Gently remind your misguided friend that these people want to export this sort of behavior and will if they aren’t dealt with on their home turf. Tell them that if they want to be helpful instead of counterproductive and obfuscatory, that they should make a donation to one of many charities that help the people of Iraq.

Here are a few I trust:

CARE USA
Lutheran World Relief
American Refugee Committee

It should be no secret that what Iraq needs most to succeed is hope. Hope is the most precious commodity here. It’s the one thing terrorists need most to destroy. The insurgency has allies back in the U.S. who want us to pack up our bags and get out. Those people don’t understand that Americans are merchants of hope. We’re the only optimists in this country half the time and we’re the ingredient holding everything together.

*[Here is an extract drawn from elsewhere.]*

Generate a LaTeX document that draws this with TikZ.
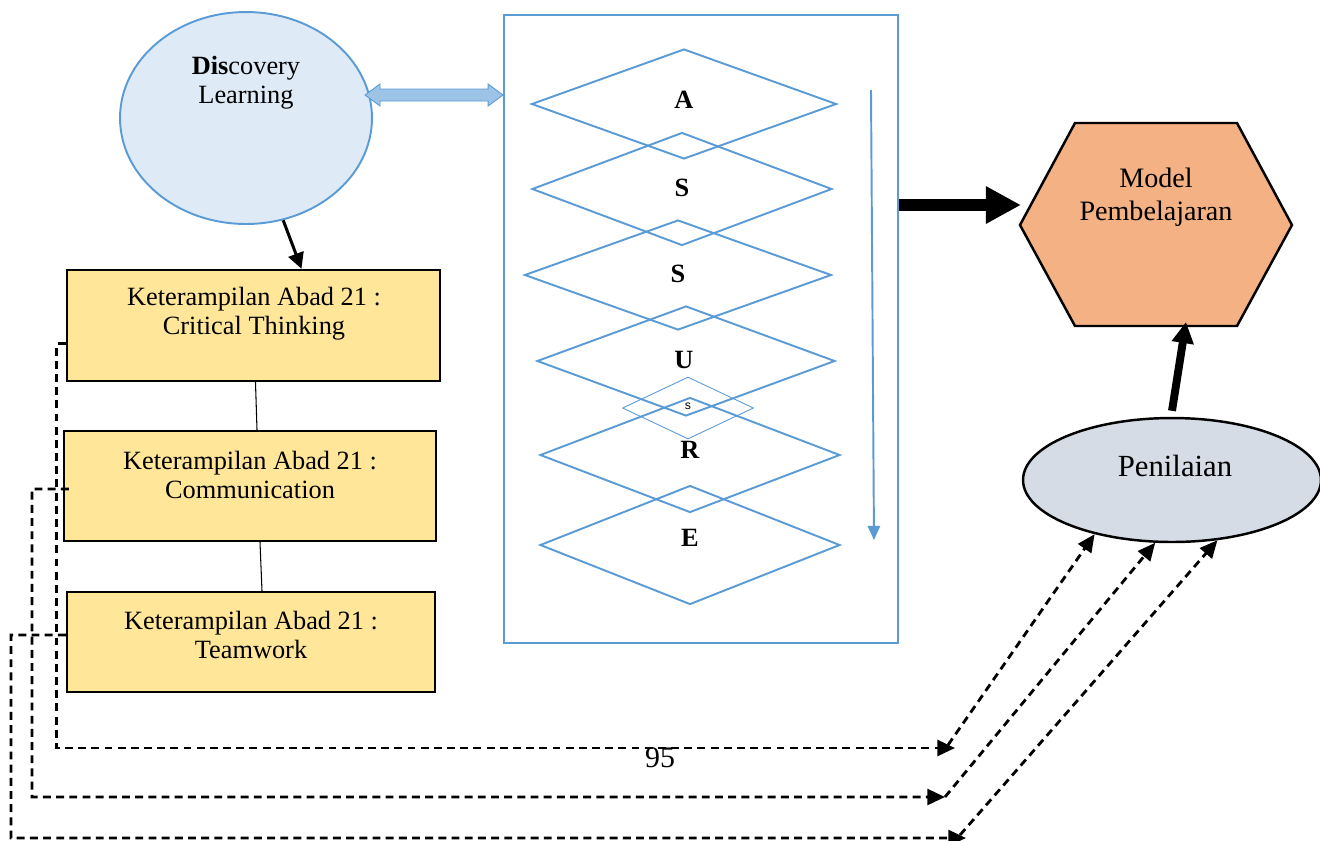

I cannot believe that Democrats and their co-conspirators do not understand that their continuous demands for immediate withdrawal, if met, would result in a vacuum of hope here in Iraq, which would be immediately followed by a bloody power struggle and a quick return to a fundamentalist theocracy or a sociopathic dictatorship. The cost of withdrawing would end up costing the world 20 or 200 times what has been spent from the invasion until now. The cost in human lives would be immeasurable.

Send some hope to Iraq. In the short term, Iraq needs law & order. In the long term Infrastructure, Internet and English are the three things the country needs most to move into a state compatible with the reality of the 21st century. Send a donation to a charity. Send the editorial I mentioned to all your fence sitting and anti-war friends and most important of all let us stay and finish the job we started!